Government debt (Public Debt) refers to the total amount of money borrowed by the government to meet its expenditures when its revenue falls short. Whether this debt is a "burden" is a subject of debate among economists.
Arguments FOR the Statement (Debt as a Burden) :
1. Future Tax Burden : To repay the debt and interest, the government may increase taxes in the future. This reduces the disposable income of future generations.
2. Crowding Out Effect : High government borrowing reduces the funds available for private investment. This can lead to higher interest rates, slowing down private sector growth.
3. Inflationary Pressure : If the government prints more money to repay the debt, it leads to inflation, reducing the purchasing power of the people.

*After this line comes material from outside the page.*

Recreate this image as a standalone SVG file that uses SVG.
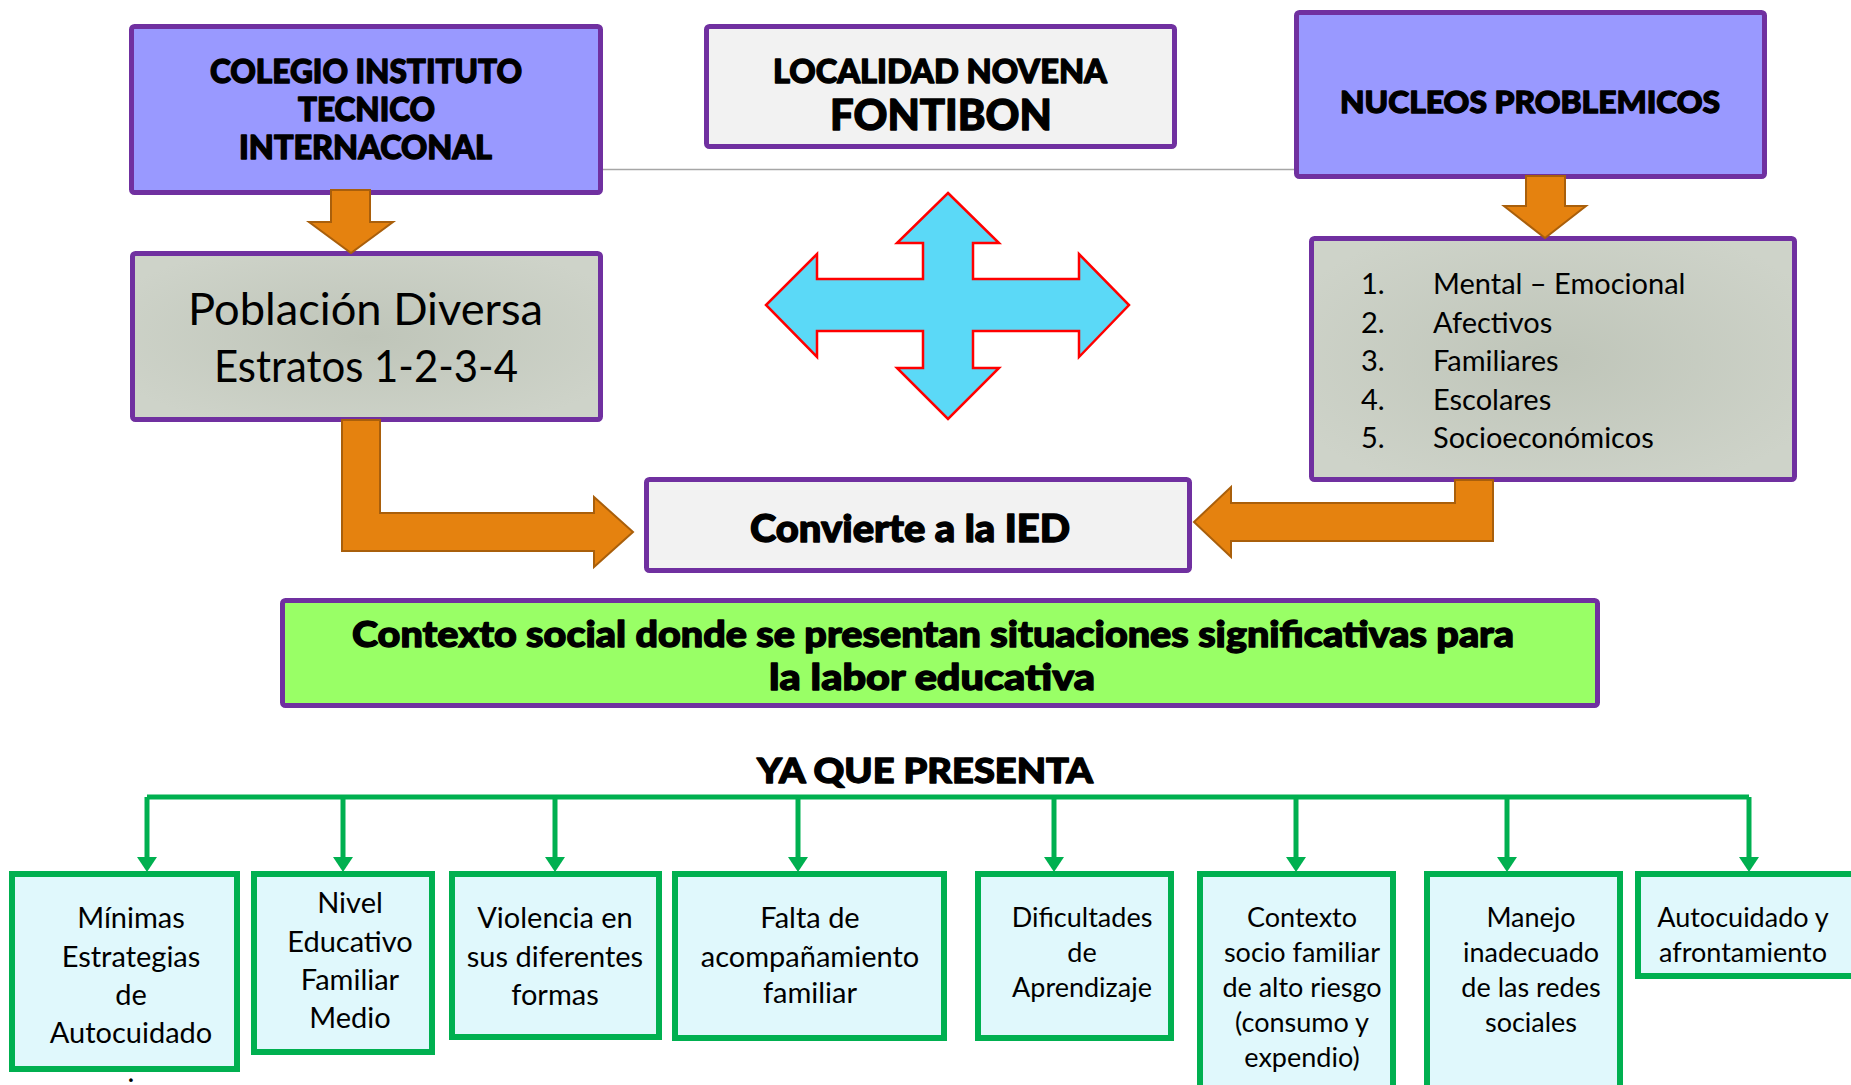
<svg xmlns="http://www.w3.org/2000/svg" width="1851" height="1085" viewBox="0 0 1851 1085">
<defs>
<style>
.pbox{stroke:#7030A0;stroke-width:5;stroke-linejoin:round}
.blue{fill:#9999FF}
.light{fill:#F2F2F2}
.gray{fill:url(#gg)}
.green{fill:#99FF66}
.head{font-family:Lato,"DejaVu Sans",sans-serif;font-weight:900;fill:#000;stroke:#000;stroke-width:1.3;stroke-linejoin:round}
.body{font-family:Lato,"Noto Sans",sans-serif;fill:#000}
.orange{fill:#E5820F;stroke:#A95F0B;stroke-width:2;stroke-linejoin:miter}
.gbox{fill:#E0F8FC;stroke:#00B050;stroke-width:6}
.bus{stroke:#00B050;stroke-width:5;fill:none}
.b30{font-size:29px;text-anchor:middle}
.b28{font-size:27px;text-anchor:middle}
</style>
<radialGradient id="gg" cx="50%" cy="50%" r="60%">
<stop offset="0" stop-color="#BFC5B9"/>
<stop offset="1" stop-color="#CED3C9"/>
</radialGradient>
<marker id="ah" markerUnits="userSpaceOnUse" viewBox="0 0 15 20" refX="0" refY="10" markerWidth="15" markerHeight="20" orient="auto">
<path d="M0,0 L15,10 L0,20 Z" fill="#00B050"/>
</marker>
</defs>
<rect width="1851" height="1085" fill="#FFFFFF"/>

<g id="connectors">
<line x1="601" y1="169.5" x2="1296" y2="169.5" stroke="#A6A6A6" stroke-width="1.5"/>
<path class="bus" d="M147,797 H1749"/>
<path class="bus" d="M147,797 V857" marker-end="url(#ah)"/>
<path class="bus" d="M343,797 V857" marker-end="url(#ah)"/>
<path class="bus" d="M555,797 V857" marker-end="url(#ah)"/>
<path class="bus" d="M798,797 V857" marker-end="url(#ah)"/>
<path class="bus" d="M1054,797 V857" marker-end="url(#ah)"/>
<path class="bus" d="M1296,797 V857" marker-end="url(#ah)"/>
<path class="bus" d="M1507,797 V857" marker-end="url(#ah)"/>
<path class="bus" d="M1749,797 V857" marker-end="url(#ah)"/>
</g>

<g id="colegio">
<rect class="pbox blue" x="131.5" y="26.5" width="469" height="166" rx="3"/>
<text class="head" font-size="32" x="210" y="83" textLength="312" lengthAdjust="spacingAndGlyphs">COLEGIO INSTITUTO</text>
<text class="head" font-size="32" x="298" y="121" textLength="137" lengthAdjust="spacingAndGlyphs">TECNICO</text>
<text class="head" font-size="32" x="239" y="159" textLength="253" lengthAdjust="spacingAndGlyphs">INTERNACONAL</text>
</g>

<g id="localidad">
<rect class="pbox light" x="706.5" y="26.5" width="468" height="120" rx="3"/>
<text class="head" font-size="32" x="773" y="83" textLength="334" lengthAdjust="spacingAndGlyphs">LOCALIDAD NOVENA</text>
<text class="head" font-size="42" x="830" y="130" textLength="222" lengthAdjust="spacingAndGlyphs">FONTIBON</text>
</g>

<g id="nucleos">
<rect class="pbox blue" x="1296.5" y="12.5" width="468" height="164" rx="3"/>
<text class="head" font-size="31" x="1340" y="113" textLength="380" lengthAdjust="spacingAndGlyphs">NUCLEOS PROBLEMICOS</text>
</g>

<g id="poblacion">
<rect class="pbox gray" x="132.5" y="253.5" width="468" height="166" rx="3"/>
<text class="body" font-size="45" x="188" y="325" textLength="355" lengthAdjust="spacingAndGlyphs">Población Diversa</text>
<text class="body" font-size="45" x="214" y="382" textLength="304" lengthAdjust="spacingAndGlyphs">Estratos 1-2-3-4</text>
</g>

<g id="lista">
<rect class="pbox gray" x="1311.5" y="238.5" width="483" height="241" rx="3"/>
<g class="body" font-size="29">
<text x="1361" y="294">1.</text><text x="1433" y="294">Mental – Emocional</text>
<text x="1361" y="333">2.</text><text x="1433" y="333">Afectivos</text>
<text x="1361" y="371">3.</text><text x="1433" y="371">Familiares</text>
<text x="1361" y="410">4.</text><text x="1433" y="410">Escolares</text>
<text x="1361" y="448">5.</text><text x="1433" y="448">Socioeconómicos</text>
</g>
</g>

<g id="convierte">
<rect class="pbox light" x="646.5" y="479.5" width="543" height="91" rx="3"/>
<text class="head" font-size="37" x="750" y="542" textLength="320" lengthAdjust="spacingAndGlyphs">Convierte a la IED</text>
</g>

<g id="contexto">
<rect class="pbox green" x="282.5" y="600.5" width="1315" height="105" rx="3"/>
<text class="head" font-size="36" x="352" y="647" textLength="1162" lengthAdjust="spacingAndGlyphs">Contexto social donde se presentan situaciones significativas para</text>
<text class="head" font-size="36" x="769" y="690" textLength="326" lengthAdjust="spacingAndGlyphs">la labor educativa</text>
</g>

<g id="arrows">
<polygon class="orange" points="331,190 370,190 370,222 393,222 351,253 309,222 331,222"/>
<polygon class="orange" points="1526,176 1565,176 1565,206 1586,206 1545,238 1504,206 1526,206"/>
<polygon class="orange" points="342,420 380,420 380,513 594,513 594,497 633,532 594,567 594,551 342,551"/>
<polygon class="orange" points="1455,480 1493,480 1493,541 1231,541 1231,557 1194,522 1231,487 1231,503 1455,503"/>
<polygon fill="#5BD9F7" stroke="#FF0000" stroke-width="2.5" stroke-linejoin="miter" points="948,193 999,243 973,243 973,279 1079,279 1079,254 1129,305 1079,357 1079,331 973,331 973,368 999,368 948,419 897,368 923,368 923,331 817,331 817,357 766,305 817,254 817,279 923,279 923,243 897,243"/>
</g>

<g id="ya-que-presenta">
<text class="head" font-size="35" x="757" y="783" textLength="336" lengthAdjust="spacingAndGlyphs">YA QUE PRESENTA</text>
</g>

<g id="n1">
<rect class="gbox" x="12" y="874" width="225" height="195"/>
<text class="body b30" x="131" y="928">Mínimas</text>
<text class="body b30" x="131" y="967">Estrategias</text>
<text class="body b30" x="131" y="1005">de</text>
<text class="body b30" x="131" y="1043">Autocuidado</text>
<text class="body b30" x="131" y="1082">.</text>
</g>
<g id="n2">
<rect class="gbox" x="254" y="874" width="178" height="178"/>
<text class="body b30" x="350" y="913">Nivel</text>
<text class="body b30" x="350" y="952">Educativo</text>
<text class="body b30" x="350" y="990">Familiar</text>
<text class="body b30" x="350" y="1028">Medio</text>
</g>
<g id="n3">
<rect class="gbox" x="452" y="874" width="207" height="163"/>
<text class="body b30" x="555" y="928">Violencia en</text>
<text class="body b30" x="555" y="967">sus diferentes</text>
<text class="body b30" x="555" y="1005">formas</text>
</g>
<g id="n4">
<rect class="gbox" x="675" y="874" width="269" height="164"/>
<text class="body b30" x="810" y="928">Falta de</text>
<text class="body b30" x="810" y="967">acompañamiento</text>
<text class="body b30" x="810" y="1003">familiar</text>
</g>
<g id="n5">
<rect class="gbox" x="978" y="874" width="193" height="164"/>
<text class="body b28" x="1082" y="927">Dificultades</text>
<text class="body b28" x="1082" y="962">de</text>
<text class="body b28" x="1082" y="997">Aprendizaje</text>
</g>
<g id="n6">
<rect class="gbox" x="1200" y="874" width="193" height="230"/>
<text class="body b28" x="1302" y="927">Contexto</text>
<text class="body b28" x="1302" y="962">socio familiar</text>
<text class="body b28" x="1302" y="997">de alto riesgo</text>
<text class="body b28" x="1302" y="1032">(consumo y</text>
<text class="body b28" x="1302" y="1067">expendio)</text>
</g>
<g id="n7">
<rect class="gbox" x="1427" y="874" width="193" height="230"/>
<text class="body b28" x="1531" y="927">Manejo</text>
<text class="body b28" x="1531" y="962">inadecuado</text>
<text class="body b28" x="1531" y="997">de las redes</text>
<text class="body b28" x="1531" y="1032">sociales</text>
</g>
<g id="n8">
<rect class="gbox" x="1638" y="874" width="230" height="102"/>
<text class="body b28" x="1743" y="927">Autocuidado y</text>
<text class="body b28" x="1743" y="962">afrontamiento</text>
</g>
</svg>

4. Dependence on Foreign Powers : If the debt is taken from foreign countries or international
organizations (External Debt), it may lead to economic and political interference by those entities.
Arguments AGAINST the Statement (Debt as a Necessity/Benefit) :
1. Productive Investment : If the borrowed money is used to build infrastructure (roads, bridges, schools), it creates assets that generate future income and boost GDP.
2. Economic Stability : During a recession, the government borrows to spend on public welfare, which increases demand and helps the economy recover.
3. No Burden if Internal : If the debt is "Internal Debt" (borrowed from its own citizens), the money stays within the country; it is simply a transfer of wealth from one section to another.
4. Social Welfare : Debt allows the government to fund essential services like healthcare and education without waiting for immediate tax revenue.
Conclusion : Debt is not necessarily a burden if managed wisely. If used for capital formation (productive purposes), it helps the economy grow. However, if used for consumption expenditure, it becomes a heavy burden for future generations.